E-business really seems to be taking off in the upstream this month. We have six articles covering new ventures which leverage distributed IT in a way that would have been impossible only a couple of years ago. Another significant development is the arrival in force of Linux as an operating system for compute-intensive tasks such as seismic imaging and reservoir modeling. Personally, although I like the idea of open source, I have not so far considered it as of huge importance to upstream IT. We still live in a world of Solaris and Windows. If you are building an entirely new, batch-processing oriented system then Linux seems to be a natural choice, but the jury is still out on the advantages that Linux might bring the application developer.

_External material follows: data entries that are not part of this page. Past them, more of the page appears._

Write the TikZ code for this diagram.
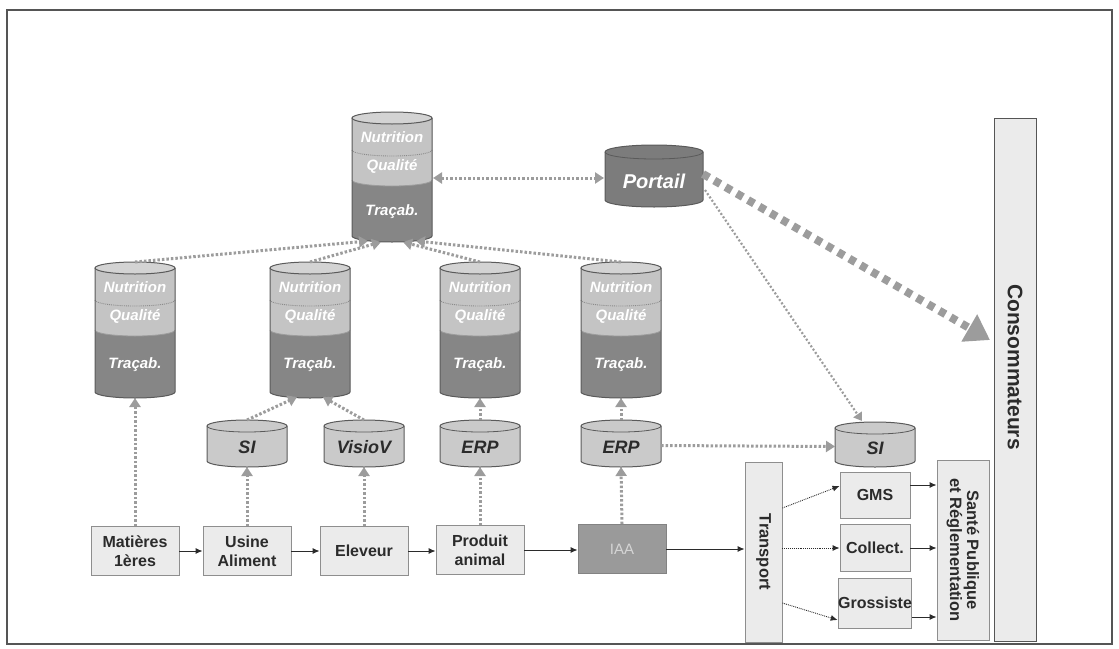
\documentclass[tikz,border=0pt]{standalone}
\usepackage{fontspec}
\setmainfont{Liberation Sans}
\usetikzlibrary{arrows.meta}
\definecolor{band}{HTML}{C4C4C4}
\definecolor{trac}{HTML}{868686}
\definecolor{dbline}{HTML}{5A5A5A}
\definecolor{smalldb}{HTML}{CACACA}
\definecolor{boxfill}{HTML}{EBEBEB}
\definecolor{boxline}{HTML}{8E8E8E}
\definecolor{dotc}{HTML}{9C9C9C}
\definecolor{txt}{HTML}{2B2B2B}
\definecolor{portc}{HTML}{7C7C7C}
\definecolor{iaac}{HTML}{9A9A9A}
\definecolor{framec}{HTML}{555555}
\newcommand\stackdb[4]{%
  \fill[trac] (#2-40,#3) -- (#2-40,#4) arc[start angle=180,end angle=360,x radius=40pt,y radius=6pt] -- (#2+40,#3) -- cycle;
  \fill[band] (#2-40,#3) -- (#2-40,#3+62) arc[start angle=180,end angle=360,x radius=40pt,y radius=6pt] -- (#2+40,#3) -- cycle;
  \draw[dbline!70,line width=0.9pt,densely dotted] (#2-40,#3+32) arc[start angle=180,end angle=360,x radius=40pt,y radius=6pt];
  \draw[dbline!60,line width=0.8pt] (#2-40,#3+62) arc[start angle=180,end angle=360,x radius=40pt,y radius=6pt];
  \draw[dbline,line width=1pt] (#2-40,#3) -- (#2-40,#4) arc[start angle=180,end angle=360,x radius=40pt,y radius=6pt] -- (#2+40,#3);
  \draw[dbline,fill=band!75!white,line width=1pt] (#2,#3) ellipse[x radius=40pt,y radius=6pt];
  \node[dbtext] (#1-n1) at (#2,#3+19) {Nutrition};
  \node[dbtext] (#1-n2) at (#2,#3+48) {Qualité};
  \node[dbtext] (#1-n3) at (#2,{(#3+62+#4)/2+4}) {Traçab.};
  \coordinate (#1-top) at (#2,#3-6);
  \coordinate (#1-bot) at (#2,#4+6);
}
\newcommand\smalldb[5]{%
  \draw[dbline,fill=smalldb,line width=1pt] (#2-40,#3) -- (#2-40,#4) arc[start angle=180,end angle=360,x radius=40pt,y radius=6pt] -- (#2+40,#3) arc[start angle=0,end angle=180,x radius=40pt,y radius=6pt] -- cycle;
  \draw[dbline,line width=0.8pt] (#2-40,#3) arc[start angle=180,end angle=360,x radius=40pt,y radius=6pt];
  \node[sdbtext] (#1) at (#2,{(#3+#4)/2+4}) {#5};
  \coordinate (#1-top) at (#2,#3-6);
  \coordinate (#1-bot) at (#2,#4+6);
  \coordinate (#1-left) at (#2-40,{(#3+#4)/2+2});
  \coordinate (#1-right) at (#2+40,{(#3+#4)/2+2});
}
\begin{document}
\begin{tikzpicture}[x=1pt,y=-1pt,
  dbtext/.style={font=\bfseries\itshape\fontsize{15}{15}\selectfont, text=white, inner sep=0},
  sdbtext/.style={font=\bfseries\itshape\fontsize{18}{18}\selectfont, text=txt, inner sep=0},
  box/.style={draw=boxline, fill=boxfill, line width=0.9pt, minimum width=88pt, minimum height=49pt, inner sep=0, font=\bfseries\fontsize{16}{19}\selectfont, text=txt, align=center},
  vtext/.style={rotate=-90, font=\bfseries\fontsize{16.5}{17}\selectfont, text=txt, align=center, inner sep=0},
  dotarrow/.style={draw=dotc, line width=3pt, dash pattern=on 2.5pt off 2pt, -{Triangle[width=11pt,length=9pt]}},
  dotthin/.style={draw=dotc, line width=2.2pt, dash pattern=on 2pt off 2pt, -{Triangle[width=10pt,length=8pt]}},
  bigarrow/.style={draw=dotc, line width=8pt, dash pattern=on 7pt off 6pt, -{Triangle[width=30pt,length=24pt]}},
  solidarrow/.style={draw=txt, line width=0.9pt, -{Latex[length=7pt,width=6pt]}},
  thinarrow/.style={draw=txt, line width=0.9pt, densely dotted, -{Latex[length=7pt,width=6pt]}}]
\useasboundingbox (0,0) rectangle (1119,648);
\draw[framec,line width=1.2pt] (7,10) rectangle (1112,644);

% stacked databases
\stackdb{top}{392}{118}{236}
\stackdb{dba}{135}{268}{392}
\stackdb{dbb}{310}{268}{392}
\stackdb{dbc}{480}{268}{392}
\stackdb{dbd}{621}{268}{392}

% Portail
\draw[dbline,fill=portc,line width=1pt] (605,152) -- (605,200) arc[start angle=180,end angle=360,x radius=49pt,y radius=7pt] -- (703,152) arc[start angle=0,end angle=180,x radius=49pt,y radius=7pt] -- cycle;
\draw[dbline,line width=0.8pt] (605,152) arc[start angle=180,end angle=360,x radius=49pt,y radius=7pt];
\node[font=\bfseries\itshape\fontsize{20}{20}\selectfont, text=white, inner sep=0] (portail) at (654,181) {Portail};

% small databases
\smalldb{si}{247}{426}{461}{SI}
\smalldb{visio}{364}{426}{461}{VisioV}
\smalldb{erpa}{480}{426}{461}{ERP}
\smalldb{erpb}{621}{426}{461}{ERP}
\smalldb{sir}{875}{428}{461}{SI}

% boxes
\node[box] (mat) at (135,551) {Matières\\1ères};
\node[box] (usine) at (247,551) {Usine\\Aliment};
\node[box] (elev) at (364,551) {Eleveur};
\node[box] (prod) at (480,550) {Produit\\animal};
\node[box, fill=iaac, draw=iaac!85!black, text=boxfill!80!gray, font=\fontsize{15}{18}\selectfont] (iaa) at (622,549) {IAA};
\node[box, minimum width=37pt, minimum height=180pt] (transport) at (763.5,552) {};
\node[vtext] (transport-t) at (transport.center) {Transport};
\node[box, minimum width=70pt, minimum height=46pt] (gms) at (875,495) {GMS};
\node[box, minimum width=70pt, minimum height=47pt] (collect) at (875,548) {Collect.};
\node[box, minimum width=70pt, minimum height=50pt] (gross) at (875,603) {Grossiste};
\node[box, minimum width=52pt, minimum height=180pt] (sante) at (963,550) {};
\node[vtext] (sante-t) at (sante.center) {Santé Publique\\et Réglementation};
\node[box, draw=framec, minimum width=42pt, minimum height=523pt] (conso) at (1015,380) {};
\node[vtext, font=\bfseries\fontsize{21}{21}\selectfont] (conso-t) at (1015,367) {Consommateurs};

% coordinates for connector ends
\coordinate (t1) at (368,241);
\coordinate (t2) at (381,242);
\coordinate (t3) at (403,242);
\coordinate (t4) at (416,241);
\coordinate (topr) at (433,178);
\coordinate (portl) at (604,178);
\coordinate (portse) at (705,190);
\coordinate (portne) at (703,174);
\coordinate (sirtop) at (862,421);
\coordinate (consin) at (990,340);
\coordinate (dbb1) at (297,397);
\coordinate (dbb2) at (323,397);

% solid flow
\draw[solidarrow] (mat.east) -- (usine.west);
\draw[solidarrow] (usine.east) -- (elev.west);
\draw[solidarrow] (elev.east) -- (elev.east -| prod.west);
\draw[solidarrow] (prod.east) -- (prod.east -| iaa.west);
\draw[solidarrow] (iaa.east) -- (iaa.east -| transport.west);
\draw[thinarrow] ([yshift=44pt]transport.east) -- ([yshift=9pt]gms.west);
\draw[thinarrow] (collect.west -| transport.east) -- (collect.west);
\draw[thinarrow] ([yshift=-51pt]transport.east) -- ([yshift=-17pt]gross.west);
\draw[solidarrow] ([yshift=10pt]gms.east) -- ([yshift=10pt]gms.east -| sante.west);
\draw[solidarrow] (collect.east) -- (collect.east -| sante.west);
\draw[solidarrow] ([yshift=-14pt]gross.east) -- ([yshift=-14pt]gross.east -| sante.west);

% dotted information flow
\draw[dotarrow] (mat.north) -- (dba-bot);
\draw[dotarrow] (usine.north) -- (si-bot);
\draw[dotarrow] (elev.north) -- (visio-bot);
\draw[dotarrow] (prod.north) -- (erpa-bot);
\draw[dotarrow] (iaa.north) -- (erpb-bot);
\draw[dotarrow] (si-top) -- (dbb1);
\draw[dotarrow] (visio-top) -- (dbb2);
\draw[dotarrow] (erpa-top) -- (dbc-bot);
\draw[dotarrow] (erpb-top) -- (dbd-bot);
\draw[dotarrow] (erpb-right) -- (sir-left);
\draw[dotarrow] (dba-top) -- (t1);
\draw[dotarrow] (dbb-top) -- (t2);
\draw[dotarrow] (dbc-top) -- (t3);
\draw[dotarrow] (dbd-top) -- (t4);
\draw[dotarrow, {Triangle[width=11pt,length=9pt]}-{Triangle[width=11pt,length=9pt]}] (topr) -- (portl);
\draw[dotthin] (portse) -- (sirtop);
\draw[bigarrow] (portne) -- (consin);
\end{tikzpicture}
\end{document}
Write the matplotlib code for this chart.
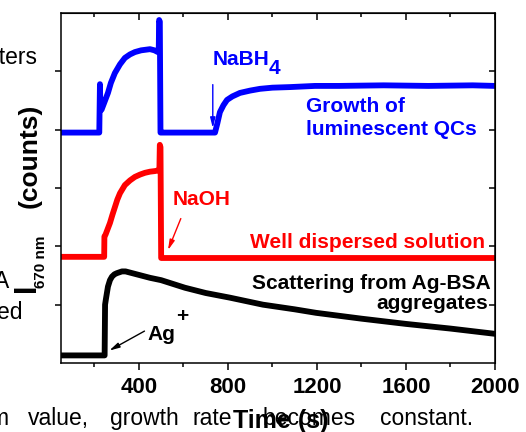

The announcement from ESRI (see this month’s lead) is probably the most significant development in upstream IT since data modeling began. OK, this ‘public’ will be tied to ESRI’s proprietary software, but that will not upset the many oil and gas cos. which are already committed to this technology. Reflecting on that, I wonder if a data model that was tied in to Microsoft’s Office might not be a useful adjunct to the data manager’s armory. But wait a minute, ESRI’s Geodatabase embeds Microsoft’s VBA. That could open up an exciting new route from UNIX apps, through the GIS and into Office Automation.